Last week, I put together a point-counterpoint for several aspects of the Cardinals entering 2020. As each point and counterpoint was made, it became (seemingly) apparent that there’s a lot of volatility to the upcoming season. Fluid situations in left field, the rotation, the bullpen, potential bouncebacks for key returners, and overall team speed and defense are going to dictate how far the Cardinals advance this year.
One of the easiest ways to capture this type of volatility is to use the PECOTA projections from Baseball Prospectus. They produce a 50th percentile outcome as the most likely, but they also provide outcomes in intervals of 10 percentile (e.g. 10th, 20th, 30th, etc.), along with 1, 5, 95, and 99th percentile. Speed and defense stays the same in their projections along the percentiles, so those questions will go unaddressed today. Pitching is a little different if only because Carlos Martinez is projected for the bullpen by PECOTA, Kwang-Hyun Kim is projected as a starter, and other smaller/relief options have roles that may drastically change. As such, I’ll shelve the pitching for today. However, that still leaves offense.
Here’s how PECOTA projects OPS for the Cardinals. You’ll find their 10th and 90th percentile projections, along with their 50th percentile projections for both PECOTA and ZiPS.
That sure looks like a wide range of outcomes. Last week, I identified Matt Carpenter, Harrison Bader, and Paul Goldschmidt as key bounceback candidates. That Carpenter and Goldschmidt each have 90th percentile projections over a .900 OPS is a good sign- in the very least, they have a path in these simulations where they post All-Star quality numbers. For that matter, Bader is just barely under a .900 OPS. If you’d rather something more modest- perhaps a 70th percentile projection is more your speed, even though it’s not in the graphic- Goldschmidt is still over a .900 OPS, Carpenter is at .822, and Bader still cracks .800.
The left field scenario is where it gets wacky, with a caveat. You’ll see a broad range for Lane Thomas, with a 10th percentile projection near .600 OPS and a 90th percentile just under .900. They project most players in buckets of plate appearances. For instance, most everday players like Edman and Carpenter are in the 500s, while someone like Goldschmidt- almost always healthy and surely an everday player if ever there was one- breaks 600. A player with a platoon split like Bader is in the 400s. For Thomas, it was just 154, meaning his projections are going to be noisier. O’Neill has a similarly broad range (.632 10th percentile, .900 90th) with more plate appearances projected (308). Even Austin Dean has a lot of outcomes where he does a good job of filling in for José Martinez.

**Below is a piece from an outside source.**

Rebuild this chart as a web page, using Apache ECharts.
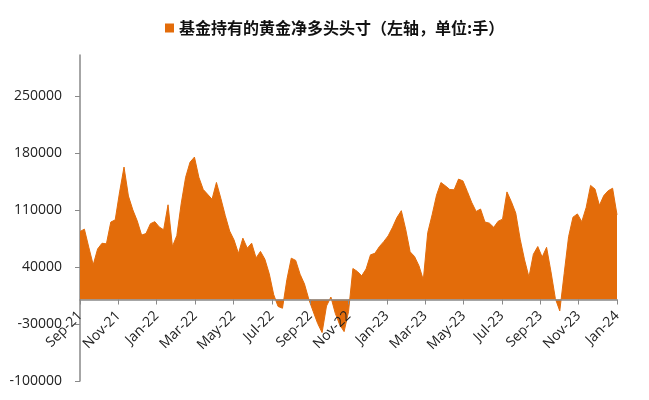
<!DOCTYPE html>
<html>
<head>
<meta charset="utf-8">
<script src="https://cdn.jsdelivr.net/npm/echarts@6/dist/echarts.min.js"></script>
<style>
html,body{margin:0;padding:0;background:#fff;}
#chart{width:649px;height:400px;}
</style>
</head>
<body>
<div id="chart"></div>
<script>
// Weekly net long position held by funds (contracts), first week of Sep-21 to first week of Jan-24
const seriesName = '基金持有的黄金净多头头寸（左轴，单位:手）';
const weeklyValues = [
  83400, 86300, 64000, 42500, 62000, 69000, 68300, 95000, 97700, 132000,
  162500, 127000, 110000, 96500, 79000, 81000, 93000, 95500, 89000, 85500,
  116200, 65000, 78500, 118000, 150000, 168500, 174700, 150000, 135000, 129000,
  123000, 143600, 124000, 103000, 84000, 73000, 56500, 75300, 63000, 69100,
  51000, 59000, 49500, 31500, 6000, -8500, -10700, 24500, 50700, 48000,
  31000, 19000, 0, -15000, -29500, -40600, -8000, 3000, -17000, -31000,
  -39400, -15000, 38000, 34500, 29000, 37500, 54800, 56700, 64800, 71000,
  78000, 88500, 100500, 109000, 86000, 58500, 52800, 41500, 24100, 82000,
  104000, 128000, 143500, 139500, 135000, 134600, 147700, 145500, 132500, 119000,
  108000, 111000, 95000, 93700, 88500, 96000, 98600, 132000, 120000, 106000,
  74000, 48600, 27500, 55500, 65000, 52000, 64000, 34000, 1000, -14000,
  32000, 77000, 101000, 105000, 95500, 113000, 140000, 135500, 115500, 127500,
  133500, 136500, 103900
];
const tickLabels = ['Sep-21','Nov-21','Jan-22','Mar-22','May-22','Jul-22','Sep-22','Nov-22',
  'Jan-23','Mar-23','May-23','Jul-23','Sep-23','Nov-23','Jan-24'];
const yMin = -100000, yMax = 300000, yStep = 70000;

const lastWeek = weeklyValues.length - 1;
const xStep = lastWeek / (tickLabels.length - 1);
const orange = '#E36C0A';
const axisColor = '#898989';
const fontFam = '"Open Sans", "Liberation Sans", sans-serif';

const gridTop = 55, gridBottom = 19, chartH = 400;
const plotH = chartH - gridTop - gridBottom;
// shift the date axis up so it sits on the zero line
const zeroOffset = -plotH * (0 - yMin) / (yMax - yMin);

const chart = echarts.init(document.getElementById('chart'));
chart.setOption({
  animation: false,
  backgroundColor: '#fff',
  legend: {
    data: [seriesName],
    left: 160, top: 15,
    icon: 'rect', itemWidth: 9, itemHeight: 9,
    textStyle: { fontSize: 16, fontFamily: '"Noto Sans CJK SC", sans-serif', fontWeight: 'bold', color: '#111' }
  },
  grid: { left: 80, right: 32, top: gridTop, bottom: gridBottom, containLabel: false, outerBoundsMode: 'none' },
  xAxis: {
    type: 'value',
    position: 'bottom',
    offset: zeroOffset,
    min: 0, max: xStep * (tickLabels.length - 1), interval: xStep,
    axisLine: { onZero: false, lineStyle: { color: axisColor, width: 1.5 } },
    axisTick: { show: true, length: 5, lineStyle: { color: axisColor } },
    splitLine: { show: false },
    axisLabel: {
      rotate: 45, margin: 14, fontSize: 14, fontFamily: fontFam, color: '#222',
      formatter: v => tickLabels[Math.round(v / xStep)] || ''
    },
    z: 5
  },
  yAxis: {
    type: 'value',
    min: yMin, max: yMax, interval: yStep,
    axisLine: { show: true, lineStyle: { color: axisColor, width: 1.5 } },
    axisTick: { show: true, length: 5, lineStyle: { color: axisColor } },
    splitLine: { show: false },
    axisLabel: { margin: 18, fontSize: 14, fontFamily: fontFam, color: '#222', showMaxLabel: false,
      formatter: v => String(v) }
  },
  series: [{
    name: seriesName,
    type: 'line',
    data: weeklyValues.map((v, i) => [i, v]),
    symbol: 'none',
    itemStyle: { color: orange },
    lineStyle: { color: orange, width: 1 },
    areaStyle: { color: orange, opacity: 1 },
    z: 1
  }]
});
</script>
</body>
</html>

Dylan Carlson is where it gets especially intense. With 287 plate appearances projected, his 10th percentile falls to .627 while his 90th percentile is a whopping .926. His gap between 10th and 90th percentile OPS is .299, the 40th largest gap among 565 players.*
*NOTE: There are huge swaths of players with 251 projected plate appearances, and almost all of them are for-sure minor leaguers. I’ve removed all of them.
It may seem like there’s a lot of volatility here. Well if that is what you think, I’ve got something to tell you. Something that may shock and discredit you. And that thing is as follows: I’m not wearing a tie at all. Er... wait, I’m not Lionel Hutz. The shock is that the Cardinals have a fairly normal- even smaller- amount of variance compared to most teams. We’ll take the gap between 10th and 90th percentile projections for each player, then weight it based on BP’s projected playing time. The Cardinals have the 28th lowest amount of variance in OPS, and 25th lowest if you prefer dRC+. In other words, the gap between the Cardinals floor and ceiling on offense is one of the lowest in baseball.
The average (weighted) gap, league-wide, is .248 points of OPS. Here is the same batch of players from the previous graph with the gap between their 10th and 90th percentile OPS projection, and a dotted line for the league average gap:
There’s not a lot of variance compared to the league for Yadier Molina, Kolten Wong, Paul DeJong, Dexter Fowler, Matt Carpenter, Paul Goldschmidt, and Tommy Edman. In Molina’s case, he has the 18th smallest gap. Those seven are going to eat up a lot of playing time, and it means the team’s offensive floor and ceiling is mostly limited. If they’re going to make a huge move, it’s going to have to come from the aforementioned Four-Headed Hydra of Lake Leftfield in the Argolis (née the Four Horseman of the Leftfieldpocalypse). Carlson, Thomas, O’Neill, and Justin Williams have the wildest variance on the team, and Harrison Bader isn’t too far behind. Admittedly, some of that is the limited playing time projected by PECOTA. Less playing time means more variance.
That’s a lot of fancy graphs to end up where we began. Sometimes, the answer really is the most obvious version possible. The Cardinals offense is going to be heavily reliant on left field and how well Goldschmidt, Carpenter, and Bader rebound.